===== TASK INPUT =====

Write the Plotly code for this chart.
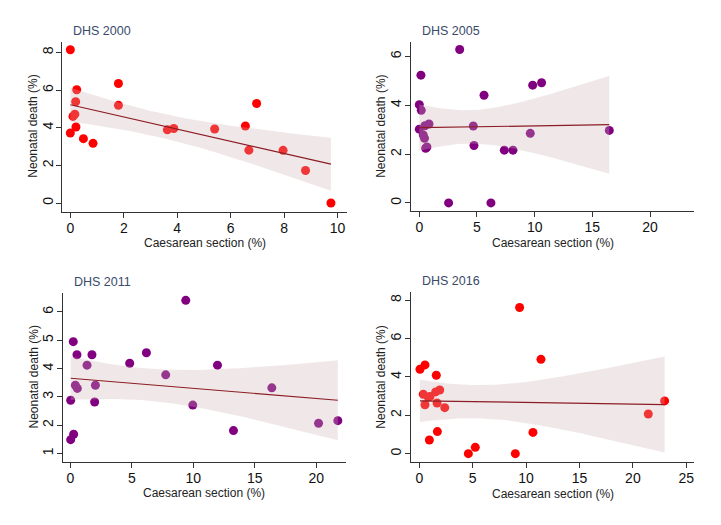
import numpy as np
import plotly.graph_objects as go

# DHS 2000
cs_2000 = [0.0, 1.80, 0.24, 0.20, 1.80, 6.97, 0.10, 0.17, 0.21, 0.0,
           0.49, 0.85, 3.63, 3.87, 5.40, 6.55, 6.68, 7.96, 8.80, 9.75]
nd_2000 = [8.14, 6.35, 6.02, 5.38, 5.19, 5.29, 4.60, 4.72, 4.04, 3.72,
           3.42, 3.17, 3.89, 3.96, 3.93, 4.09, 2.81, 2.80, 1.73, 0.0]

# DHS 2005
cs_2005 = [3.50, 0.14, 10.6, 9.83, 5.61, 0.0, 0.17, 0.84, 0.49, 0.0, 0.34,
           0.45, 0.66, 0.55, 4.68, 16.47, 9.62, 4.74, 7.37, 8.12, 2.54, 6.21]
nd_2005 = [6.28, 5.23, 4.92, 4.82, 4.41, 4.02, 3.79, 3.23, 3.16, 3.02, 2.78,
           2.65, 2.29, 2.24, 3.15, 2.97, 2.85, 2.35, 2.16, 2.16, 0.0, 0.0]

# DHS 2011
cs_2011 = [9.39, 0.24, 0.54, 1.76, 6.19, 4.83, 1.36, 11.97, 7.76, 0.41, 0.57,
           2.04, 16.39, 0.03, 1.98, 9.96, 21.76, 20.19, 13.27, 0.27, 0.03]
nd_2011 = [6.41, 4.95, 4.49, 4.49, 4.56, 4.19, 4.12, 4.12, 3.78, 3.41, 3.30,
           3.41, 3.32, 2.88, 2.82, 2.71, 2.16, 2.07, 1.81, 1.68, 1.49]

# DHS 2016
cs_2016 = [9.39, 11.39, 0.53, 0.06, 1.59, 1.91, 1.53, 0.37, 0.84, 1.00, 0.53,
           1.66, 2.38, 22.97, 21.44, 1.69, 0.94, 10.64, 5.24, 4.59, 8.99]
nd_2016 = [7.62, 4.92, 4.63, 4.40, 4.09, 3.32, 3.22, 3.10, 2.94, 2.98, 2.55,
           2.64, 2.40, 2.75, 2.07, 1.15, 0.71, 1.11, 0.33, 0.0, 0.0]

T95 = {17: 2.110, 18: 2.101, 19: 2.093, 20: 2.086, 21: 2.080, 22: 2.074}

panels = [
    ("DHS 2000", cs_2000, nd_2000, "#ff0000", [-0.3, 10.34], [-0.46, 8.57], 2, 2),
    ("DHS 2005", cs_2005, nd_2005, "#800080", [-0.72, 23.84], [-0.33, 6.6], 5, 2),
    ("DHS 2011", cs_2011, nd_2011, "#800080", [-0.62, 22.4], [0.69, 6.68], 5, 1),
    ("DHS 2016", cs_2016, nd_2016, "#ff0000", [-0.78, 25.75], [-0.45, 8.43], 5, 2),
]

# page body has an 8px margin, so the figure is drawn 8px smaller and boxes shifted
OFF = 8
W, H = 721 - OFF, 525 - OFF
# plot boxes in page pixels: left, right, top, bottom
boxes = [(62.3, 346.7, 41.7, 211.7), (411, 694.3, 41.7, 211.0),
         (62.7, 345.7, 292.7, 462.3), (411, 694.3, 292.0, 462.3)]
# axis title positions in page pixels: y-title x, x-title y
titlepos = [(33, 243), (381.5, 243), (33, 493), (381.5, 494)]

FONT = "Liberation Sans, Arial"
fig = go.Figure()
layout = {}
for i, (name, xs, ys, col, xr, yr, dx, dy) in enumerate(panels):
    xa = "x" if i == 0 else f"x{i+1}"
    ya = "y" if i == 0 else f"y{i+1}"
    x = np.array(xs)
    y = np.array(ys)
    n = len(x)
    b, a = np.polyfit(x, y, 1)
    resid = y - (a + b * x)
    s = np.sqrt((resid ** 2).sum() / (n - 2))
    sxx = ((x - x.mean()) ** 2).sum()
    grid = np.linspace(x.min(), x.max(), 100)
    fit = a + b * grid
    half = T95[n - 2] * s * np.sqrt(1 / n + (grid - x.mean()) ** 2 / sxx)

    fig.add_trace(go.Scatter(x=xs, y=ys, mode="markers", xaxis=xa, yaxis=ya,
                             marker=dict(color=col, size=9), showlegend=False))
    fig.add_trace(go.Scatter(x=np.concatenate([grid, grid[::-1]]),
                             y=np.concatenate([fit + half, (fit - half)[::-1]]),
                             fill="toself", fillcolor="rgba(205,178,178,0.3)",
                             line=dict(width=0), mode="lines", xaxis=xa, yaxis=ya,
                             showlegend=False, hoverinfo="skip"))
    fig.add_trace(go.Scatter(x=grid, y=fit, mode="lines", xaxis=xa, yaxis=ya,
                             line=dict(color="#8c1c24", width=1.2), showlegend=False))

    l, r, t, btm = [v - OFF for v in boxes[i]]
    common = dict(showgrid=False, zeroline=False, showline=True, linecolor="#333333",
                  linewidth=1, ticks="outside", ticklen=5, tickcolor="#333333",
                  tickfont=dict(family=FONT, size=14, color="#111111"),
                  mirror=False, automargin=False)
    layout["xaxis" + ("" if i == 0 else str(i + 1))] = dict(
        common, domain=[l / W, r / W], anchor=ya, range=xr, dtick=dx, tick0=0,
        ticklabelstandoff=-2)
    layout["yaxis" + ("" if i == 0 else str(i + 1))] = dict(
        common, domain=[1 - btm / H, 1 - t / H], anchor=xa, range=yr, dtick=dy, tick0=0,
        tickangle=-90, ticklabelstandoff=-2)

    ty_x, tx_y = titlepos[i]
    fig.add_annotation(text="Caesarean section (%)", xref="paper", yref="paper",
                       x=(l + r) / 2 / W, y=1 - (tx_y - OFF) / H, showarrow=False,
                       xanchor="center", yanchor="middle",
                       font=dict(family=FONT, size=12, color="#222222"))
    fig.add_annotation(text="Neonatal death (%)", xref="paper", yref="paper",
                       x=(ty_x - OFF) / W, y=1 - (t + btm) / 2 / H, showarrow=False,
                       textangle=-90, xanchor="center", yanchor="middle",
                       font=dict(family=FONT, size=12, color="#222222"))
    fig.add_annotation(text=name, xref="paper", yref="paper", x=(l + 9) / W,
                       y=1 - (t - 2) / H, xanchor="left", yanchor="bottom",
                       showarrow=False,
                       font=dict(family=FONT, size=12.5, color="#3a4a6a"))

fig.update_layout(width=W, height=H, margin=dict(l=0, r=0, t=0, b=0),
                  plot_bgcolor="white", paper_bgcolor="white", **layout)
fig.write_html("out.html")
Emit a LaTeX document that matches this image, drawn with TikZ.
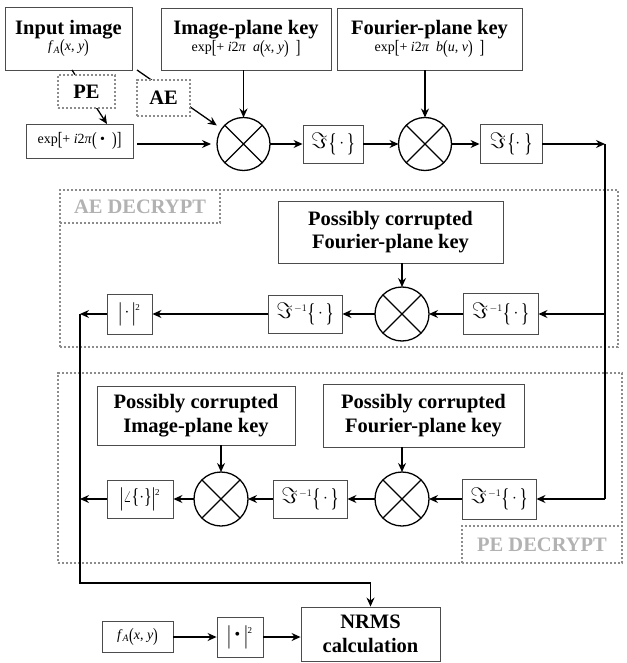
\documentclass[tikz,border=0pt]{standalone}
\usepackage{fontspec}
\setmainfont{Liberation Serif}
\usepackage{graphicx}
\usetikzlibrary{arrows.meta}

\tikzstyle{box}=[rectangle, draw=black!70, line width=0.9pt, fill=white, inner sep=0pt, align=center, anchor=center]
\tikzstyle{mult}=[circle, draw=black, line width=1.3pt, minimum size=54pt, inner sep=0pt, outer sep=0pt, fill=white]
\tikzstyle{dotbox}=[rectangle, draw=black!45, line width=2.6pt, dash pattern=on 2.4pt off 1.6pt, inner sep=0pt, align=center, anchor=center]
\tikzstyle{arr}=[line width=1.3pt, -{Stealth[length=9pt, width=8pt, inset=3pt]}]
\tikzstyle{wire}=[line width=1.3pt]

\newcommand{\keytitle}{\fontsize{20.5}{23.5}\selectfont\bfseries}
\newcommand{\keyform}{\fontsize{14}{16}\selectfont}
\newcommand{\opform}{\fontsize{16}{18}\selectfont}
\newcommand{\tallsym}[1]{\raisebox{-0.14em}{\scalebox{1}[1.35]{#1}}}
\newcommand{\bigsym}[1]{\raisebox{-0.22em}{\scalebox{1.05}[1.6]{#1}}}
\newcommand{\frak}{\raisebox{-0.05em}{\scalebox{1.3}{$\Im$}}\kern1.5pt}
\newcommand{\sqsup}{\textsuperscript{\fontsize{9}{9}\selectfont 2}}
\newcommand{\invsup}{\textsuperscript{\fontsize{10}{10}\selectfont $-1$}}

\begin{document}
\begin{tikzpicture}[x=1pt, y=-1pt]
	\fill[white] (0,0) rectangle (626,663);
	\useasboundingbox (0,0) rectangle (626,663);

	% decryption frames
	\node[dotbox, minimum width=558pt, minimum height=157pt] (aeframe) at (339,268.5){};
	\node[dotbox, minimum width=564pt, minimum height=190pt] (peframe) at (340,468){};
	\node[dotbox, minimum width=160pt, minimum height=33pt, text=black!30, font=\keytitle] (aelabel) at (140,206.5){AE DECRYPT};
	\node[dotbox, minimum width=160pt, minimum height=37pt, text=black!30, font=\keytitle] (pelabel) at (542,544.5){PE DECRYPT};

	% encryption
	\node[box, minimum width=127pt, minimum height=63pt] (input) at (68.5,38.5){{\keytitle Input image}\\{\keyform \textit{f}\textsubscript{\textit{A}}\tallsym{(}\textit{x}, \textit{y}\tallsym{)}}};
	\node[box, minimum width=170pt, minimum height=62pt] (ikey) at (246,39){{\keytitle Image-plane key}\\{\keyform exp\tallsym{[}+ \textit{i}2\textit{π}\ \ \textit{a}\tallsym{(}\textit{x}, \textit{y}\tallsym{)}\ \ \tallsym{]}}};
	\node[box, minimum width=185pt, minimum height=62pt] (fkey) at (429.5,39){{\keytitle Fourier-plane key}\\{\keyform exp\tallsym{[}+ \textit{i}2\textit{π}\ \ \textit{b}\tallsym{(}\textit{u}, \textit{v}\tallsym{)}\ \ \tallsym{]}}};
	\node[box, minimum width=107pt, minimum height=34pt] (expbox) at (79.5,141){\keyform exp\tallsym{[}+ \textit{i}2\textit{π}\tallsym{(}\ \textbullet\ \ \tallsym{)}\tallsym{]}};
	\node[mult, minimum size=53pt] (m1) at (243.5,144){};
	\node[box, minimum width=60pt, minimum height=38pt] (ft1) at (333,144){\opform\frak\bigsym{\{}\,$\cdot$\,\bigsym{\}}};
	\node[mult, minimum size=53pt] (m2) at (425,144){};
	\node[box, minimum width=62pt, minimum height=39pt] (ft2) at (511,144){\opform\frak\bigsym{\{}$\cdot$\ \bigsym{\}}};

	\coordinate (c1) at (605,144);
	\coordinate (c2) at (605,314);
	\coordinate (c3) at (605,499);
	\coordinate (l1) at (80,314);
	\coordinate (l2) at (80,499);
	\coordinate (l3) at (80,583);

	\coordinate (pesrc) at (72,70);
	\coordinate (petip) at (107,124);
	\coordinate (aesrc) at (137,70);
	\draw[arr] (pesrc) -- (petip);
	\draw[arr, shorten >=6pt] (aesrc) -- (m1);
	\node[dotbox, fill=white, minimum width=57pt, minimum height=33pt, font=\keytitle] (pe) at (86.5,91.5){PE};
	\node[dotbox, fill=white, minimum width=53pt, minimum height=36pt, font=\keytitle] (ae) at (163.5,98){AE};

	\draw[arr] (ikey.south -| m1) -- (m1);
	\draw[arr] (fkey.south -| m2) -- (m2);
	\draw[arr, shorten <=4pt, shorten >=6pt] (expbox.east |- m1) -- (m1);
	\draw[arr] (m1) -- (ft1);
	\draw[arr] (ft1) -- (m2);
	\draw[arr] (m2) -- (ft2);
	\draw[arr] (ft2) -- (c1);
	\draw[wire] (c1) -- (c3);

	% AE decryption
	\node[box, minimum width=225pt, minimum height=62pt, font=\keytitle] (aefkey) at (390.5,232){Possibly corrupted\\Fourier-plane key};
	\node[box, minimum width=75pt, minimum height=41pt] (aeinv1) at (500.5,314){\opform\frak\invsup\bigsym{\{}\,$\cdot$\,\bigsym{\}}};
	\node[mult] (am) at (402,314){};
	\node[box, minimum width=74pt, minimum height=38pt] (aeinv2) at (305,314){\opform\frak\invsup\bigsym{\{}\,$\cdot$\,\bigsym{\}}};
	\node[box, minimum width=45pt, minimum height=40pt] (aeabs) at (129.5,314){\opform\bigsym{|}\,$\cdot$\,\bigsym{|}\sqsup};

	\draw[arr] (am |- aefkey.south) -- (am);
	\draw[arr] (c2) -- (aeinv1);
	\draw[arr] (aeinv1) -- (am);
	\draw[arr] (am) -- (aeinv2);
	\draw[arr] (aeinv2) -- (aeabs);
	\draw[arr] (aeabs) -- (l1);

	% PE decryption
	\node[box, minimum width=198pt, minimum height=59pt, font=\keytitle] (peikey) at (196,415.5){Possibly corrupted\\Image-plane key};
	\node[box, minimum width=201pt, minimum height=63pt, font=\keytitle] (pefkey) at (423.5,415.5){Possibly corrupted\\Fourier-plane key};
	\node[box, minimum width=74pt, minimum height=40pt] (peinv1) at (499,499){\opform\frak\invsup\bigsym{\{}\,$\cdot$\,\bigsym{\}}};
	\node[mult] (pm2) at (402,499){};
	\node[box, minimum width=74pt, minimum height=38pt] (peinv2) at (310,499){\opform\frak\invsup\bigsym{\{}\,$\cdot$\,\bigsym{\}}};
	\node[mult] (pm1) at (221,499){};
	\node[box, minimum width=66pt, minimum height=38pt] (peang) at (140,499){\opform\bigsym{|}$\angle$\tallsym{\{}$\cdot$\tallsym{\}}\bigsym{|}\sqsup};

	\draw[arr] (pm1 |- peikey.south) -- (pm1);
	\draw[arr] (pm2 |- pefkey.south) -- (pm2);
	\draw[arr] (c3) -- (peinv1);
	\draw[arr] (peinv1) -- (pm2);
	\draw[arr] (pm2) -- (peinv2);
	\draw[arr] (peinv2) -- (pm1);
	\draw[arr] (pm1) -- (peang);
	\draw[arr] (peang) -- (l2);

	\foreach \m in {m1,m2,am,pm1,pm2}
		\draw[wire] (\m.north west) -- (\m.south east) (\m.north east) -- (\m.south west);

	% comparison
	\node[box, minimum width=71pt, minimum height=31pt] (fa) at (137.5,637){\keyform \textit{f}\textsubscript{\textit{A}}\tallsym{(}\textit{x}, \textit{y}\tallsym{)}};
	\node[box, minimum width=46pt, minimum height=40pt] (absb) at (240,637){\opform\bigsym{|}\ \textbullet\ \bigsym{|}\sqsup};
	\node[box, minimum width=139pt, minimum height=54pt, font=\keytitle] (nrms) at (370.5,634){NRMS\\calculation};

	\draw[arr] (fa) -- (absb);
	\draw[arr] (absb) -- (nrms.west |- absb);
	\draw[arr] (l1) -- (l3) -| (nrms.north);

\end{tikzpicture}
\end{document}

=====

§ **PROBLEM TO WORK ON**:
Write out the lines from the start of the material to the line with "3.41, 3.32, 2.88, 2.82, 2.71, 2.16, 2.07, 1.81, 1.68, 1.49]", inclusive and exactly. Skip the pictures.

§ **EXERCISE SOLUTION**:
Write the Plotly code for this chart.
import numpy as np
import plotly.graph_objects as go

# DHS 2000
cs_2000 = [0.0, 1.80, 0.24, 0.20, 1.80, 6.97, 0.10, 0.17, 0.21, 0.0,
           0.49, 0.85, 3.63, 3.87, 5.40, 6.55, 6.68, 7.96, 8.80, 9.75]
nd_2000 = [8.14, 6.35, 6.02, 5.38, 5.19, 5.29, 4.60, 4.72, 4.04, 3.72,
           3.42, 3.17, 3.89, 3.96, 3.93, 4.09, 2.81, 2.80, 1.73, 0.0]

# DHS 2005
cs_2005 = [3.50, 0.14, 10.6, 9.83, 5.61, 0.0, 0.17, 0.84, 0.49, 0.0, 0.34,
           0.45, 0.66, 0.55, 4.68, 16.47, 9.62, 4.74, 7.37, 8.12, 2.54, 6.21]
nd_2005 = [6.28, 5.23, 4.92, 4.82, 4.41, 4.02, 3.79, 3.23, 3.16, 3.02, 2.78,
           2.65, 2.29, 2.24, 3.15, 2.97, 2.85, 2.35, 2.16, 2.16, 0.0, 0.0]

# DHS 2011
cs_2011 = [9.39, 0.24, 0.54, 1.76, 6.19, 4.83, 1.36, 11.97, 7.76, 0.41, 0.57,
           2.04, 16.39, 0.03, 1.98, 9.96, 21.76, 20.19, 13.27, 0.27, 0.03]
nd_2011 = [6.41, 4.95, 4.49, 4.49, 4.56, 4.19, 4.12, 4.12, 3.78, 3.41, 3.30,
           3.41, 3.32, 2.88, 2.82, 2.71, 2.16, 2.07, 1.81, 1.68, 1.49]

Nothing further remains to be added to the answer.